I swear, I am not dead. For real. This is the living Koko typing. The two times I've tried to update recently, I couldn't get in because I'm not Gold anymore. (yes, that means you can start reading again and I'll NEVER know it - until I go Gold again.)
Life is okay. Not really all that great, but okay. Like I said, I"m not dead. I'm doing well in anatomy this quarter. 90 and 88 on the first and second lecture exams and a 93 on the second lab exam. I forget what i got on the first lab exam, but it was good. an 80-something. So, I'm the running for a definite B and possibly an A. Rad. My other class is boring as hell. I haven't been in 2 weeks. I'll still get an A.
I've been somewhat depressed lately. Figuring out just how whacked and broken I am and just how whacked and broken we, as a human race, are.

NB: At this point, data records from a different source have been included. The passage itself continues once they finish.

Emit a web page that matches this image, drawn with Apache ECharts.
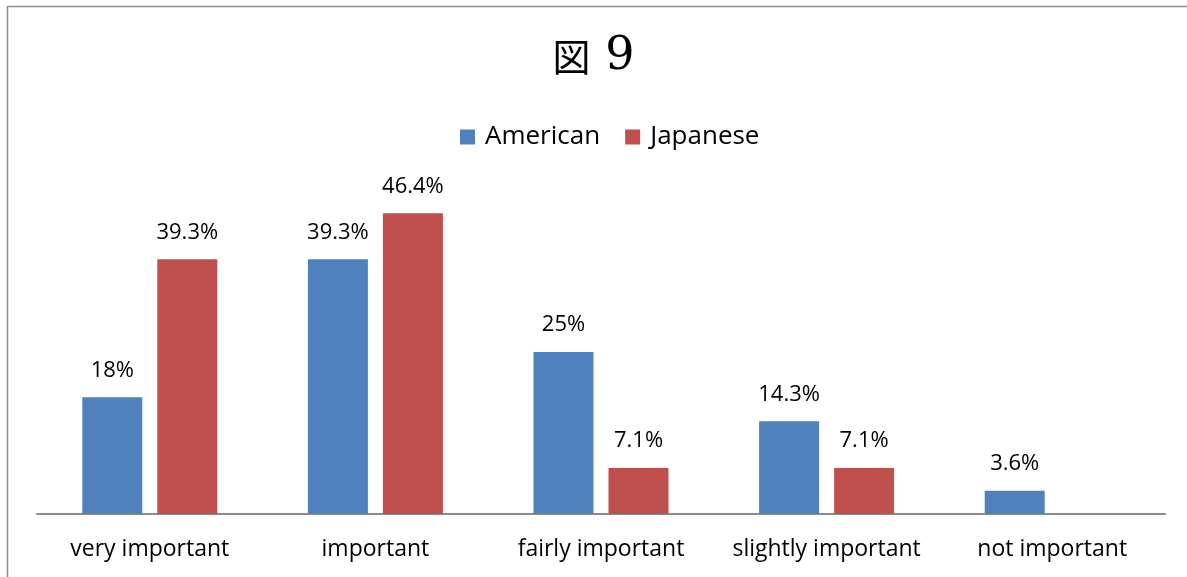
<!DOCTYPE html>
<html><head><meta charset="utf-8">
<script src="https://cdn.jsdelivr.net/npm/echarts@6/dist/echarts.min.js"></script>
<style>html,body{margin:0;padding:0;background:#fff}#c{width:1187px;height:577px}</style>
</head><body><div id="c"></div>
<script>
const categories = ["very important","important","fairly important","slightly important","not important"];
const american = [18, 39.3, 25, 14.3, 3.6];
const japanese = [39.3, 46.4, 7.1, 7.1, null];
const americanLabels = ["18%","39.3%","25%","14.3%","3.6%"];
const japaneseLabels = ["39.3%","46.4%","7.1%","7.1%",""];
const chart = echarts.init(document.getElementById('c'));
const font = '"Open Sans", sans-serif';
chart.setOption({
  animation:false,
  backgroundColor:'#fff',
  graphic:[{type:'rect',shape:{x:7.5,y:6.5,width:1190,height:600},style:{fill:'none',stroke:'#8c8c8c',lineWidth:1.5},silent:true}],
  title:{text:'{a|図}{b| 9}',left:'center',top:27,textStyle:{fontWeight:'normal',rich:{
    a:{fontFamily:'"Noto Sans CJK JP"',fontSize:38,fontWeight:'normal',color:'#000',lineHeight:50,verticalAlign:'middle'},
    b:{fontFamily:'"DejaVu Serif"',fontSize:46,fontWeight:'normal',color:'#000',lineHeight:50,verticalAlign:'middle'}}}},
  legend:{top:119,left:455,itemWidth:15,itemHeight:15,itemGap:25,icon:'rect',
    textStyle:{fontFamily:font,fontSize:26,color:'#000',padding:[0,0,0,5]},data:['American','Japanese']},
  grid:{left:37,right:22,top:190,bottom:63},
  xAxis:{type:'category',data:categories,axisTick:{show:false},
    axisLine:{lineStyle:{color:'#8c8c8c',width:2}},
    axisLabel:{interval:0,fontFamily:font,fontSize:23,color:'#000',margin:24}},
  yAxis:{type:'value',min:0,max:50,show:false,splitLine:{show:false}},
  series:[
    {name:'American',type:'bar',data:american,barWidth:60,barGap:'25%',itemStyle:{color:'#4f81bd'},
     label:{show:true,position:'top',distance:16,fontFamily:font,fontSize:22,color:'#000',formatter:p=>americanLabels[p.dataIndex]}},
    {name:'Japanese',type:'bar',data:japanese,barWidth:60,barGap:'25%',itemStyle:{color:'#c0504d'},
     label:{show:true,position:'top',distance:16,fontFamily:font,fontSize:22,color:'#000',formatter:p=>japaneseLabels[p.dataIndex]}}
  ]
});
</script></body></html>
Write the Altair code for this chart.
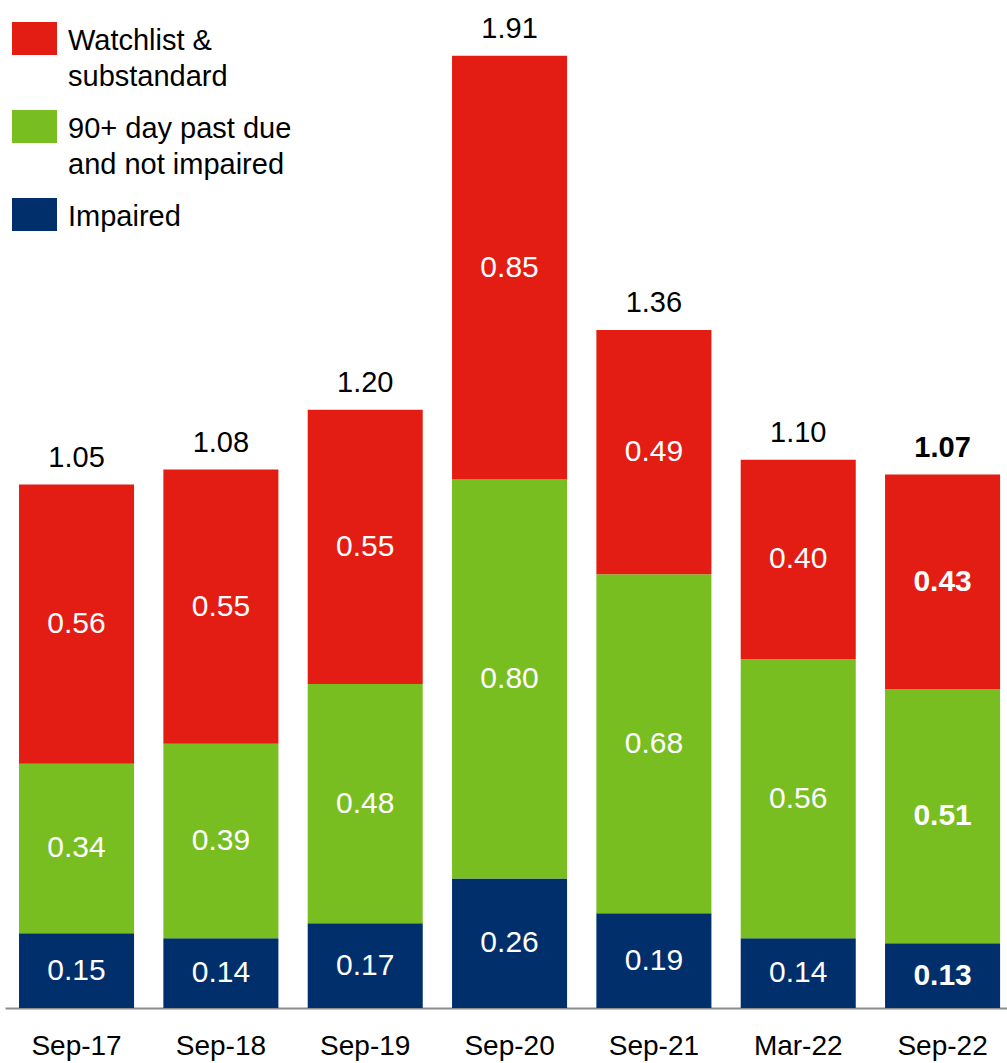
import altair as alt
import pandas as pd

periods = ["Sep-17", "Sep-18", "Sep-19", "Sep-20", "Sep-21", "Mar-22", "Sep-22"]
categories = ["Watchlist & substandard", "90+ day past due and not impaired", "Impaired"]
colors = ["#E31D14", "#78BE21", "#002F6C"]
watchlist = [0.56, 0.55, 0.55, 0.85, 0.49, 0.40, 0.43]
past_due = [0.34, 0.39, 0.48, 0.80, 0.68, 0.56, 0.51]
impaired = [0.15, 0.14, 0.17, 0.26, 0.19, 0.14, 0.13]
totals = [1.05, 1.08, 1.20, 1.91, 1.36, 1.10, 1.07]
highlight = "Sep-22"

FONT = "Liberation Sans"

rows = []
series = [(categories[2], impaired), (categories[1], past_due), (categories[0], watchlist)]
for i, p in enumerate(periods):
    for order, (cat, vals) in enumerate(series):
        rows.append({"period": p, "category": cat, "value": vals[i], "order": order,
                     "bold": p == highlight})
df = pd.DataFrame(rows)
tot = pd.DataFrame({"period": periods, "total": totals,
                    "bold": [p == highlight for p in periods]})

xenc = alt.X("period:N", sort=periods,
             scale=alt.Scale(paddingInner=0.203, paddingOuter=0.0725, align=0.67),
             axis=alt.Axis(title=None, labelAngle=0, ticks=False, tickSize=0,
                           domainColor="#8C8C8C", domainWidth=2,
                           labelFontSize=28, labelFont=FONT, labelColor="#000000",
                           labelPadding=24))
yscale = alt.Scale(domain=[0, 2.0], nice=False, zero=True)

label_expr = ("datum.label == 'Watchlist & substandard' ? ['Watchlist &', 'substandard'] : "
              "datum.label == '90+ day past due and not impaired' ? "
              "['90+ day past due', 'and not impaired'] : datum.label")

stacked = alt.Chart(df).transform_stack(
    stack="value", groupby=["period"], as_=["y0", "y1"],
    sort=[alt.SortField("order", order="ascending")]
).transform_calculate(mid="(datum.y0 + datum.y1) / 2")

bars = stacked.mark_bar(strokeWidth=0).encode(
    x=xenc,
    y=alt.Y("y1:Q", scale=yscale, axis=None),
    y2="y0:Q",
    color=alt.Color("category:N",
                    scale=alt.Scale(domain=categories, range=colors),
                    legend=alt.Legend(title=None, orient="none", legendX=7, legendY=-7,
                                      symbolType="M-1,-0.2L1,-0.2L1,1.267L-1,1.267Z",
                                      symbolSize=2025, symbolStrokeWidth=0,
                                      symbolOpacity=1,
                                      labelFont=FONT, labelFontSize=29,
                                      labelColor="#000000", labelBaseline="top",
                                      labelOffset=11, labelLimit=400,
                                      rowPadding=-2, padding=0,
                                      labelExpr=label_expr)),
)

seg_norm = stacked.transform_filter("!datum.bold").mark_text(
    font=FONT, fontSize=30, color="white", baseline="middle").encode(
    x=xenc, y=alt.Y("mid:Q", scale=yscale), text=alt.Text("value:Q", format=".2f"))
seg_bold = stacked.transform_filter("datum.bold").mark_text(
    font=FONT, fontSize=30, color="white", baseline="middle", fontWeight="bold").encode(
    x=xenc, y=alt.Y("mid:Q", scale=yscale), text=alt.Text("value:Q", format=".2f"))

tot_base = alt.Chart(tot)
tot_norm = tot_base.transform_filter("!datum.bold").mark_text(
    font=FONT, fontSize=29, color="#000000", baseline="alphabetic", dy=-18).encode(
    x=xenc, y=alt.Y("total:Q", scale=yscale), text=alt.Text("total:Q", format=".2f"))
tot_bold = tot_base.transform_filter("datum.bold").mark_text(
    font=FONT, fontSize=29, color="#000000", baseline="alphabetic", dy=-18,
    fontWeight="bold").encode(
    x=xenc, y=alt.Y("total:Q", scale=yscale), text=alt.Text("total:Q", format=".2f"))

chart = alt.layer(bars, seg_norm, seg_bold, tot_norm, tot_bold).properties(
    width=1002, height=997,
    autosize=alt.AutoSizeParams(type="none"),
    padding={"left": 5, "top": 11, "right": 0, "bottom": 55},
).configure(
    background="white",
    style={"guide-label": {"lineHeight": 36}},
    view=alt.ViewConfig(stroke=None),
)

chart.save("out.html", embed_options={"renderer": "svg", "actions": False})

And just how much we need God's mercy. And how much we don't feel as if we deserve it. And how whacked and broken that makes us. I've been drinking like crazy lately and have (luckily or unluckily) been able to swipe a few vidodins here and there from my mother's stash at home. That kind of stuff keeps me sane and I know it's bad and I've tried to stop and I can't. And, I've gone to AA and I can't do it. And, I've tried the God thing and I can't do it. And I just don't know where to go anymore. Because i am just numbing myself. And everything around me that could benefit from my un-numb body/mind - they don't get anything from me either. I am numb to everything. I am numb to myself.